Se o desencontro (que geralmente se torna verdadeiro conflito) entre pais e filhos é um tema que já foi várias vezes visitado pelo cinema, menos comum é ver na tela grande um filme de animação que tem como sujeito os opostos desejos de uma mãe e de uma filha (mas, como demonstraram filmes como Procurando Nemo ou Up, representar os laços familiares com corte original e, ao mesmo tempo, realista é um dos grandes talentos da Pixar). Numa imaginária Idade Média, reinam no trono da Escócia Fergus e sua esposa Elinor. A sua filha primogênita Merida é uma esperta garotinha de incontrolável cabeleira de fios vermelhos e um igual desejo de aventura: cavalga com a perícia e a resistência de um guerreiro, é uma arqueira imbatível e não tem medo de nada, um pouco como o seu pai, que para defender a família de um enorme urso selvagem acabou perdendo uma perna. Mas, como acontece com todas as princesas das fábulas, chega um dia em que a razão de Estado exige que a primogênita garanta a continuidade do reinado, e que, por isso, pretendentes se apresentem com seu clã para disputar a mão dela. Mas o fato é que a garotinha não se sente pronta para o grande passo, e acontece também que os pretendentes parecem um mais desajeitado que o outro. Merida não tem nenhuma intenção de escolher, e assim suscita a consternação de todos, bem como o constrangimento dos seus pais.
Valente (The Brave) começa com um fundo à la Coração valente (Braveheart), prossegue com um traço mágico que parece contradizer o realismo típico das histórias da Pixar, mas a certa altura revela o seu verdadeiro coração: justamente o relacionamento mãe-filha, com a adolescente incompreendida que primeiro rejeita e, depois, abraça o modelo representado por uma mãe finalmente reconhecida. Uma exaltação da família menos linear, mas também mais original do que a de costume, beneficiada ainda pela ambientação temporal, que remete a tempos com costumes muito menos refinados do que os nossos (os clãs escoceses não eram, certamente, exemplos de diplomacia). E que se fixa justamente sobre o “gênio-feminino”, a capacidade de governo das mulheres, que deriva de uma profunda consciência da maternidade e que é a única capaz de superar as intemperanças masculinas (em todas as idades: naquela dos três pestinhas gêmeos, irmãos de Merida, à do brutamonte Fergus, certamente mais competente no uso da espada do que das palavras).
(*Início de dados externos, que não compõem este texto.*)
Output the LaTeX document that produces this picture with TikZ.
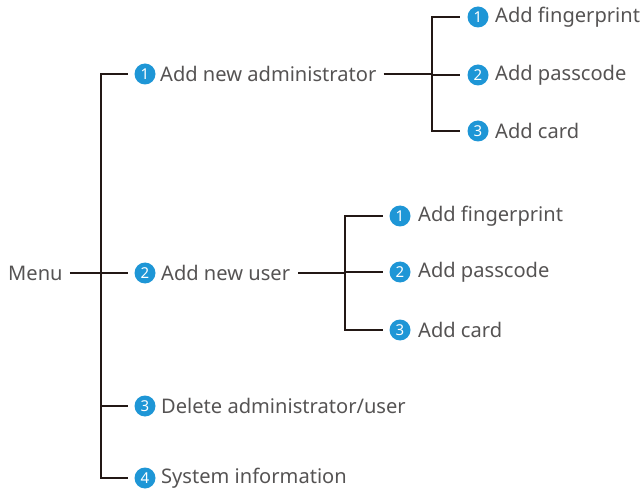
\documentclass[tikz,border=0pt]{standalone}
\usepackage{fontspec}
\setmainfont{Noto Sans}
\definecolor{txt}{HTML}{555353}
\definecolor{ln}{HTML}{231815}
\definecolor{blu}{HTML}{1E96D6}
\begin{document}
\begin{tikzpicture}[x=1pt,y=-1pt,
  lbl/.style={anchor=west,inner sep=0pt,text=txt,font=\fontsize{20.1}{24}\selectfont},
  num/.style={circle,fill=blu,text=white,inner sep=0pt,minimum size=21pt,font=\fontsize{15}{15}\selectfont\bfseries},
  conn/.style={draw=ln,line width=2pt}]
\useasboundingbox (0,0) rectangle (640,489);
% root
\node[lbl] (menu) at (8,273) {Menu};
\coordinate (jm) at (101,273);
% main items
\node[num] (c1) at (145,74) {1};
\node[lbl] (t1) at (160,74) {Add new administrator};
\node[num] (c2) at (145,273) {2};
\node[lbl] (t2) at (161,273) {Add new user};
\node[num] (c3) at (145,406) {3};
\node[lbl] (t3) at (161,406) {Delete administrator/user};
\node[num] (c4) at (145,478) {4};
\node[lbl] (t4) at (161,478) {System information};
% sub 1
\coordinate (j1) at (432,74);
\node[num] (s11) at (478,17) {1};
\node[lbl] (u11) at (495,17) {Add fingerprint};
\node[num] (s12) at (478,75) {2};
\node[lbl] (u12) at (495,75) {Add passcode};
\node[num] (s13) at (478,131) {3};
\node[lbl] (u13) at (495,131) {Add card};
% sub 2
\coordinate (j2) at (345,273);
\node[num] (s21) at (400,216) {1};
\node[lbl] (u21) at (418,216) {Add fingerprint};
\node[num] (s22) at (400,272) {2};
\node[lbl] (u22) at (418,272) {Add passcode};
\node[num] (s23) at (400,330) {3};
\node[lbl] (u23) at (418,330) {Add card};
% connectors
\draw[conn,shorten <=7pt,shorten >=6pt] (menu.east) -- (c2.west);
\draw[conn,shorten >=6pt] (jm) |- (c1.west);
\draw[conn,shorten >=6pt] (jm) |- (c3.west);
\draw[conn,shorten >=6pt] (jm) |- (c4.west);
\draw[conn,shorten <=7pt] (t1.east) -- (j1);
\draw[conn,shorten >=7pt] (j1) |- (s11.west);
\draw[conn,shorten >=7pt] (j1) |- (s12.west);
\draw[conn,shorten >=7pt] (j1) |- (s13.west);
\draw[conn,shorten <=8pt] (t2.east) -- (j2);
\draw[conn,shorten >=6pt] (j2) |- (s21.west);
\draw[conn,shorten >=6pt] (j2) |- (s22.west);
\draw[conn,shorten >=6pt] (j2) |- (s23.west);
\end{tikzpicture}
\end{document}
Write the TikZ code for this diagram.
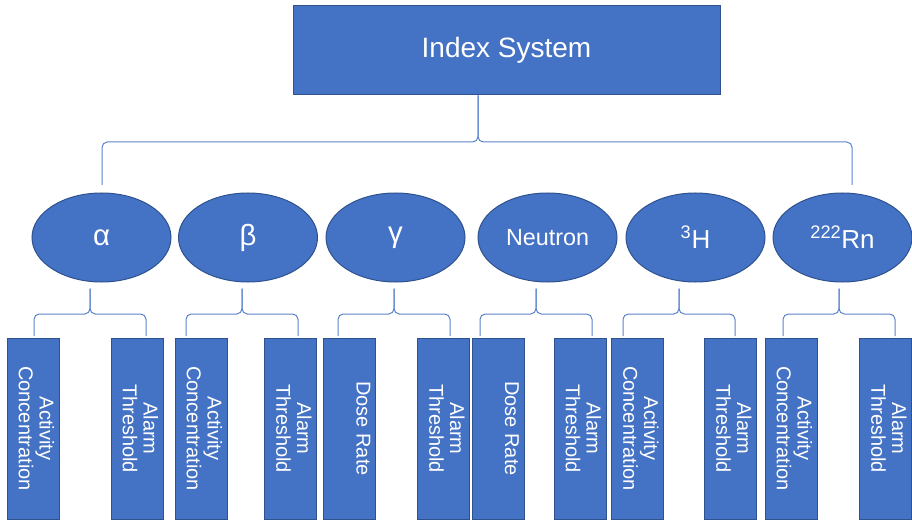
\documentclass[tikz,border=0pt]{standalone}
\usepackage{fontspec}
\setmainfont{Liberation Sans}
\usetikzlibrary{shapes.geometric}
\definecolor{boxblue}{HTML}{4472C4}
\definecolor{edgeblue}{HTML}{2F528F}
\definecolor{linkblue}{HTML}{5B83CC}
% text of the upright boxes, set from the top (right) side
\newcommand{\vtext}[1]{\parbox[c][31.5pt][t]{130pt}{\centering #1}}
\begin{document}
\begin{tikzpicture}[x=0.75pt, y=-0.75pt,
		blockbox/.style={draw=edgeblue, fill=boxblue, line width=0.75pt, text=white, inner sep=0pt},
		headbox/.style={blockbox, minimum width=320.25pt, minimum height=66.75pt, font=\fontsize{21}{24}\selectfont},
		kindnode/.style={blockbox, ellipse, minimum width=104.25pt, minimum height=66.75pt, font=\fontsize{19.5}{22}\selectfont},
		itembox/.style={blockbox, rotate=-90, minimum width=135.75pt, minimum height=39pt, font=\fontsize{15}{15.5}\selectfont},
		link/.style={draw=linkblue, line width=0.75pt, rounded corners=4pt}]
		\useasboundingbox (0,0) rectangle (912,520);
		
		\node[headbox] (top) at (506.5,50.5) {Index System};
		
		\node[kindnode] (a) at (101.5,237.5) {\fontsize{22}{24}\selectfont α};
		\node[kindnode] (b) at (248,237.5) {\fontsize{22}{24}\selectfont β};
		\node[kindnode] (c) at (395.5,237.5) {\fontsize{22}{24}\selectfont γ};
		\node[kindnode] (d) at (547.5,237.5) {\fontsize{17.5}{20}\selectfont Neutron};
		\node[kindnode] (e) at (695.5,237.5) {\textsuperscript{3}H};
		\node[kindnode] (f) at (842.5,237.5) {\textsuperscript{222}Rn};
		
		\node[itembox] (a1) at (33,428.5) {\vtext{Activity\\Concentration}};
		\node[itembox] (a2) at (137,428.5) {\vtext{Alarm\\Threshold}};
		\node[itembox] (b1) at (201,428.5) {\vtext{Activity\\Concentration}};
		\node[itembox] (b2) at (290.5,428.5) {\vtext{Alarm\\Threshold}};
		\node[itembox] (c1) at (349.5,428.5) {\vtext{Dose Rate}};
		\node[itembox] (c2) at (443.5,428.5) {\vtext{Alarm\\Threshold}};
		\node[itembox] (d1) at (498,428.5) {\vtext{Dose Rate}};
		\node[itembox] (d2) at (580,428.5) {\vtext{Alarm\\Threshold}};
		\node[itembox] (e1) at (637.5,428.5) {\vtext{Activity\\Concentration}};
		\node[itembox] (e2) at (730.5,428.5) {\vtext{Alarm\\Threshold}};
		\node[itembox] (f1) at (791,428.5) {\vtext{Activity\\Concentration}};
		\node[itembox] (f2) at (885.5,428.5) {\vtext{Alarm\\Threshold}};
		
		% braces
		\coordinate (t0) at (478,142);
		\coordinate (l0) at (102,185);
		\coordinate (r0) at (852,185);
		\draw[link] (l0) |- (t0) -- (t0 |- top.south);
		\draw[link] (r0) |- (t0) -- (t0 |- top.south);
		
		\coordinate (ta) at (90,314);  \coordinate (la) at (34,336);  \coordinate (ra) at (146,336);
		\coordinate (tb) at (242,314); \coordinate (lb) at (186,336); \coordinate (rb) at (298,336);
		\coordinate (tc) at (394,314); \coordinate (lc) at (338,336); \coordinate (rc) at (450,336);
		\coordinate (td) at (536,314); \coordinate (ld) at (480,336); \coordinate (rd) at (592,336);
		\coordinate (te) at (679,314); \coordinate (le) at (623,336); \coordinate (re) at (735,336);
		\coordinate (tf) at (839,314); \coordinate (lf) at (783,336); \coordinate (rf) at (895,336);
		
		\draw[link, shorten >=4.5pt] (la) |- (ta) -- (ta |- a.south);
		\draw[link, shorten >=4.5pt] (ra) |- (ta) -- (ta |- a.south);
		\draw[link, shorten >=4.5pt] (lb) |- (tb) -- (tb |- b.south);
		\draw[link, shorten >=4.5pt] (rb) |- (tb) -- (tb |- b.south);
		\draw[link, shorten >=4.5pt] (lc) |- (tc) -- (tc |- c.south);
		\draw[link, shorten >=4.5pt] (rc) |- (tc) -- (tc |- c.south);
		\draw[link, shorten >=4.5pt] (ld) |- (td) -- (td |- d.south);
		\draw[link, shorten >=4.5pt] (rd) |- (td) -- (td |- d.south);
		\draw[link, shorten >=4.5pt] (le) |- (te) -- (te |- e.south);
		\draw[link, shorten >=4.5pt] (re) |- (te) -- (te |- e.south);
		\draw[link, shorten >=4.5pt] (lf) |- (tf) -- (tf |- f.south);
		\draw[link, shorten >=4.5pt] (rf) |- (tf) -- (tf |- f.south);
		
	\end{tikzpicture}
\end{document}
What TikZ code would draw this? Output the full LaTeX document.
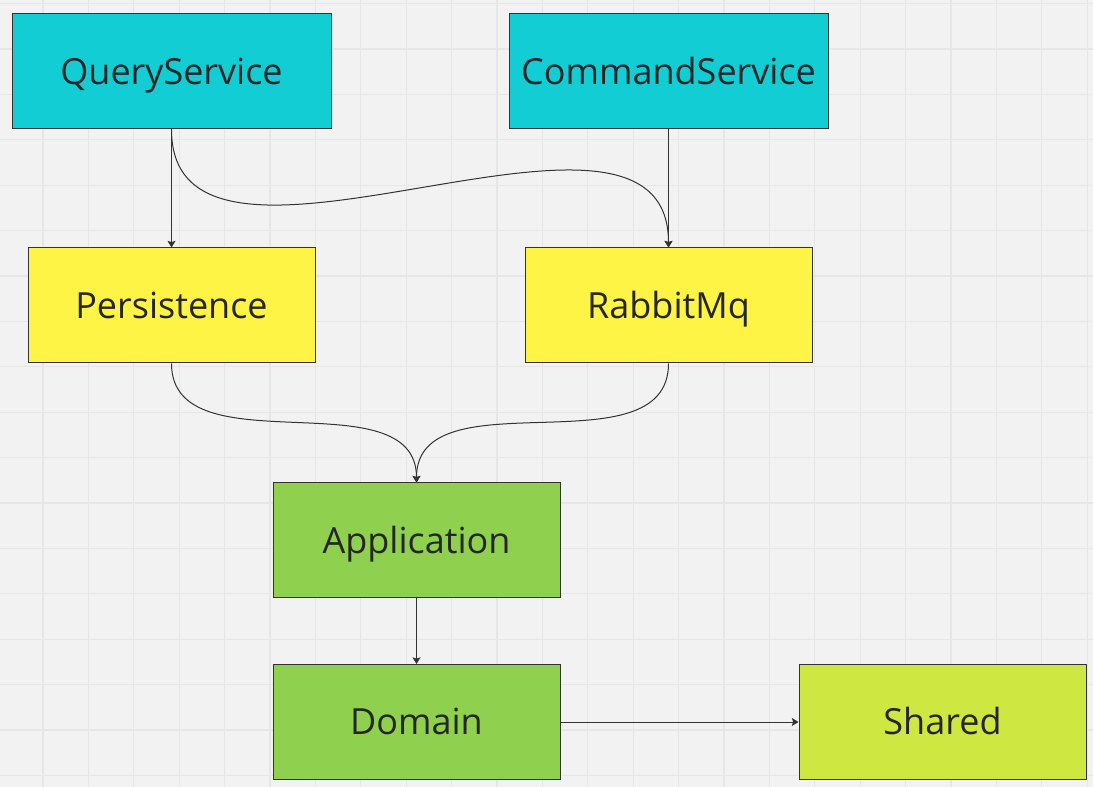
\documentclass[tikz,border=0pt]{standalone}
\usepackage{fontspec}
\setmainfont{Open Sans}
\usetikzlibrary{arrows.meta}

\definecolor{bg}{HTML}{F2F2F2}
\definecolor{gridc}{HTML}{E6E6E6}
\definecolor{edgec}{HTML}{333333}
\definecolor{svc}{HTML}{13CDD4}
\definecolor{infra}{HTML}{FEF445}
\definecolor{core}{HTML}{8FD14F}
\definecolor{shrd}{HTML}{CEE741}

\begin{document}
\begin{tikzpicture}[x=0.75pt,y=-0.75pt,
  box/.style={draw=edgec,line width=0.75pt,rectangle,minimum height=86.25pt,text height=19.3pt,text depth=0pt,text=black!85,font=\fontsize{27pt}{32pt}\selectfont},
  wide/.style={box,minimum width=239.25pt},
  narrow/.style={box,minimum width=215.25pt},
  link/.style={draw=edgec,line width=0.75pt,-{Stealth[length=5pt,width=6pt,inset=1pt]}}]

\useasboundingbox (0,0) rectangle (1093,787);
\fill[bg] (0,0) rectangle (1093,787);
\foreach \i in {0,...,24} \draw[gridc,line width=0.9pt] (\i*45.4-2.4,0) -- (\i*45.4-2.4,787);
\foreach \j in {0,...,17} \draw[gridc,line width=0.9pt] (0,\j*45.4+3.6) -- (1093,\j*45.4+3.6);

\node (query) at (171.5,71.5) [wide,fill=svc] {QueryService};
\node (command) at (668.5,71.5) [wide,fill=svc] {CommandService};

\node (persist) at (171.5,305.5) [narrow,fill=infra] {Persistence};
\node (rabbit) at (668.5,305.5) [narrow,fill=infra] {RabbitMq};

\node (app) at (416.5,540.5) [narrow,fill=core] {Application};
\node (domain) at (416.5,722) [narrow,fill=core] {Domain};
\node (shared) at (942.5,722) [narrow,fill=shrd] {Shared};

\draw [link] (query) -- (persist);
\draw [link] (query.south) to[out=-90,in=90] (rabbit.north);
\draw [link] (command) -- (rabbit);
\draw [link] (persist.south) to[out=-90,in=90] (app.north);
\draw [link] (rabbit.south) to[out=-90,in=90] (app.north);
\draw [link] (app) -- (domain);
\draw [link] (domain) -- (shared);

\end{tikzpicture}
\end{document}
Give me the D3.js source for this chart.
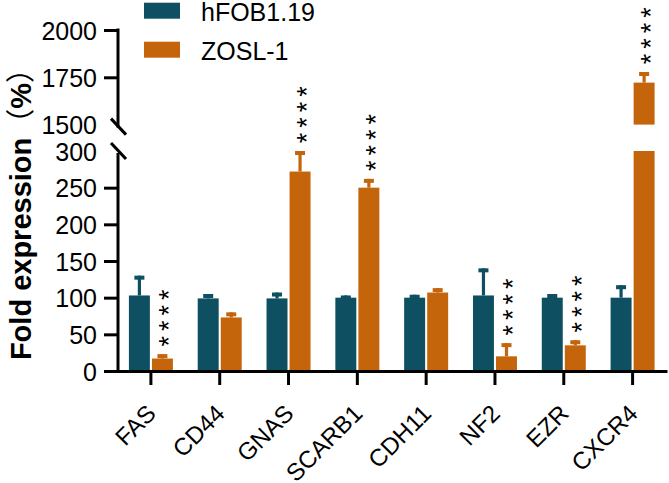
<!DOCTYPE html>
<html>
<head>
<meta charset="utf-8">
<script src="https://cdn.jsdelivr.net/npm/d3@7"></script>
<style>
  html, body { margin: 0; padding: 0; background: #fff; }
  svg { display: block; }
  text { font-family: "Liberation Sans", Arial, sans-serif; fill: #000; }
</style>
</head>
<body>
<svg id="chart" width="669" height="483"></svg>
<script>
// ---- data ----
const categories = ["FAS", "CD44", "GNAS", "SCARB1", "CDH11", "NF2", "EZR", "CXCR4"];
const seriesNames = ["hFOB1.19", "ZOSL-1"];
const hfobMean = [103, 99, 99, 100, 100, 103, 100, 100];
const hfobSD   = [27, 6, 8, 3, 4, 37, 5, 17];
const zoslMean = [17, 73, 272, 250, 107, 20, 35, 1722];
const zoslSD   = [6, 7, 28, 12, 6, 18, 7, 56];
const significance = ["****", "", "****", "****", "", "****", "****", "****"];
const lowTicks = [0, 50, 100, 150, 200, 250, 300];
const highTicks = [1500, 1750, 2000];
const colors = ["#0e4f62", "#c5650b"];

const svg = d3.select("#chart");

// ---- scales ----
const x = d3.scaleBand().domain(categories).range([116.5, 667]);
const x1 = d3.scaleBand().domain(seriesNames).range([-22, 22]).paddingInner(0.09);
const yLow = d3.scaleLinear().domain([0, 300]).range([371, 151]);
const yHigh = d3.scaleLinear().domain([1500, 2000]).range([124.6, 30]);
const yOf = v => v <= 300 ? yLow(v) : yHigh(v);

// ---- bars ----
const rows = categories.map((c, i) => [
  { cat: c, s: seriesNames[0], mean: hfobMean[i], sd: hfobSD[i], col: colors[0], sig: "" },
  { cat: c, s: seriesNames[1], mean: zoslMean[i], sd: zoslSD[i], col: colors[1], sig: significance[i] }
]).flat();

const g = svg.append("g");
rows.forEach(d => {
  const cx = x(d.cat) + x.bandwidth() / 2;
  const bx = cx + x1(d.s);
  const bw = x1.bandwidth();
  const bcx = bx + bw / 2;
  if (d.mean <= 300) {
    g.append("rect").attr("x", bx).attr("y", yLow(d.mean)).attr("width", bw)
      .attr("height", yLow(0) - yLow(d.mean)).attr("fill", d.col);
  } else {
    g.append("rect").attr("x", bx).attr("y", yLow(300)).attr("width", bw)
      .attr("height", yLow(0) - yLow(300)).attr("fill", d.col);
    g.append("rect").attr("x", bx).attr("y", yHigh(d.mean)).attr("width", bw)
      .attr("height", yHigh(1500) - yHigh(d.mean)).attr("fill", d.col);
  }
  // error bar (upper only)
  const top = d.mean + d.sd;
  const yt = yOf(top);
  g.append("rect").attr("x", bcx - 1.6).attr("y", yt).attr("width", 3.2)
    .attr("height", yOf(d.mean) - yt).attr("fill", d.col);
  g.append("rect").attr("x", bcx - 5).attr("y", yt).attr("width", 10)
    .attr("height", 4).attr("fill", d.col);
  // significance stars
  if (d.sig) {
    d.sig.split("").forEach((s, k) => {
      const cy = yt - 13 - k * 15.5;
      g.append("text")
        .attr("transform", `translate(${bcx},${cy}) rotate(-90)`)
        .attr("text-anchor", "middle")
        .attr("dy", "0.58em")
        .style("font-size", "27px")
        .text(s);
    });
  }
});

// ---- axes ----
function styleAxis(sel) {
  sel.selectAll("path, line").attr("stroke", "#000").attr("stroke-width", 3);
  sel.selectAll("text").style("font-size", "25px")
    .style("font-family", '"Liberation Sans", Arial, sans-serif').attr("fill", "#000");
}
const fmt = d3.format("d");

const axLow = svg.append("g").attr("transform", "translate(118,0)")
  .call(d3.axisLeft(yLow).tickValues(lowTicks).tickFormat(fmt).tickSizeInner(14).tickSizeOuter(0).tickPadding(7))
  .call(styleAxis);
axLow.selectAll(".tick").filter(d => d === 300).select("line").remove();
axLow.selectAll("text").attr("dy", "0.36em");

const axHigh = svg.append("g").attr("transform", "translate(118,0)")
  .call(d3.axisLeft(yHigh).tickValues(highTicks).tickFormat(fmt).tickSizeInner(14).tickSizeOuter(0).tickPadding(7))
  .call(styleAxis);
axHigh.selectAll(".tick").filter(d => d === 1500).select("line").remove();
axHigh.selectAll("text").attr("dy", "0.36em");
axHigh.select(".domain").attr("d", `M0,${yHigh(2000) - 1.5}V${yHigh(1500) + 3}`);
axLow.select(".domain").attr("d", `M0,${yLow(300) + 2}V${yLow(0) + 1.5}`);

// axis break slashes
[yHigh(1500) + 2, yLow(300)].forEach(yy => {
  svg.append("line").attr("x1", 118 - 7).attr("y1", yy - 8)
    .attr("x2", 118 + 8).attr("y2", yy + 8)
    .attr("stroke", "#000").attr("stroke-width", 3);
});

const axX = svg.append("g").attr("transform", `translate(0,${yLow(0)})`)
  .call(d3.axisBottom(x).tickSizeInner(14).tickSizeOuter(0))
  .call(styleAxis);
axX.selectAll("text")
  .attr("y", null).attr("dy", null).attr("x", null)
  .attr("text-anchor", "end")
  .attr("transform", "translate(6.5,44) rotate(-45)")
  .style("font-size", "24px");

// ---- y title ----
const title = svg.append("text")
  .attr("transform", "translate(31,207) rotate(-90)")
  .attr("text-anchor", "middle")
  .style("font-size", "29px")
  .style("font-weight", "bold");
title.append("tspan").text("Fold expression");
title.append("tspan").style("font-family", '"Noto Sans CJK SC", sans-serif').style("font-weight", "normal").text("（");
title.append("tspan").text("%");
title.append("tspan").style("font-family", '"Noto Sans CJK SC", sans-serif').style("font-weight", "normal").text("）");

// ---- legend ----
const leg = svg.append("g");
seriesNames.forEach((s, i) => {
  const yy = 2.7 + i * 39;
  leg.append("rect").attr("x", 144).attr("y", yy).attr("width", 36).attr("height", 16)
    .attr("fill", colors[i]);
  leg.append("text").attr("x", 201).attr("y", yy + 18.5)
    .style("font-size", "25px").text(s);
});
</script>
</body>
</html>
O resultado é de grande eficácia, porque diverte, na primeira parte, e emociona profundamente quando o enredo também dramático (que golpe no coração quando a filha – toda filha – grita para a mãe como está distante dela!) se dissolve até à ternura recíproca entre as duas protagonistas.
Rodado com a famosa maestria da Pixar, que exalta panoramas, cenas de movimento e caracterização dos personagens, o filme pode contar também com o famosíssimo curta-metragem de introdução (dependendo do costume de cada sala de cinema): é A Lua, poético exórdio sob a direção do animador genovês Enrico Casarosa, que por essa breve obra recebeu uma indicação para o Oscar.